Controversies surround the human cost of the insurgency and the counter-insurgency. The secret-killings episode of 1998–2001, in which family members of ULFA cadres were murdered, was examined by the K. N. Saikia Commission, implicating elements connected to surrendered militants and raising questions of state complicity. The 2023 accord drew criticism for omitting the core sovereignty demand and for sidelining ULFA-I, leaving a residual armed threat.

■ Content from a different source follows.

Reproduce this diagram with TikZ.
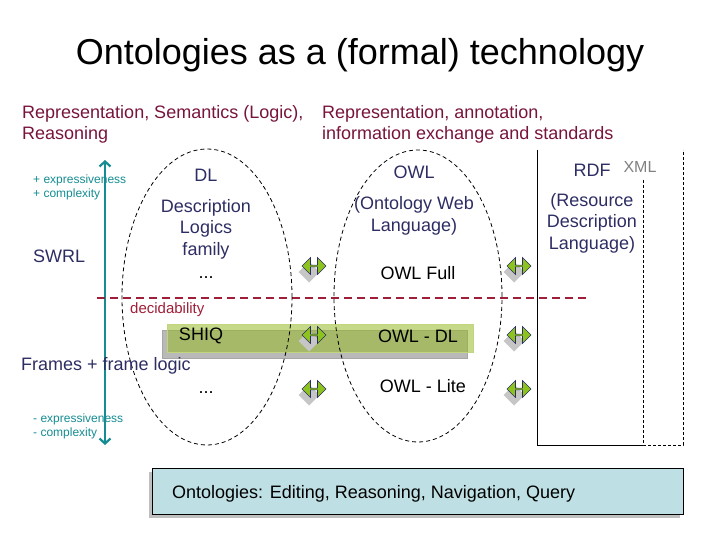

Debates persist over the durability of rehabilitation, the unresolved citizenship and migration anxieties underlying the original mobilisation, and the impact of the National Register of Citizens exercise in Assam on the grievances ULFA once exploited.
For the working practitioner — UPSC aspirants preparing GS Paper III internal-security content, desk officers, and analysts — ULFA is a paradigmatic case study in ethnic and sub-national insurgency, illustrating the interplay of migration grievances, resource politics, cross-border sanctuaries, and the state's twin-track strategy of force and negotiation. The 2023 settlement, the persistence of ULFA-I, and the diplomatic dimension involving Bhutan, Bangladesh, and Myanmar make it a live illustration of how internal-security challenges in India's Northeast intersect with foreign policy, border management, and the constitutional accommodation of identity.
Example
In December 2023, the Government of India, the Assam government, and the ULFA pro-talks faction led by Arabinda Rajkhowa signed a Memorandum of Settlement in New Delhi, formally ending that faction's armed struggle.
Frequently asked questions
ULFA split into a pro-talks faction led by Arabinda Rajkhowa, which signed a peace accord with the Indian government in December 2023, and ULFA-Independent commanded by Paresh Baruah, which rejected negotiations. ULFA-I continues to demand a sovereign Assam and operates from camps along the China–Myanmar border.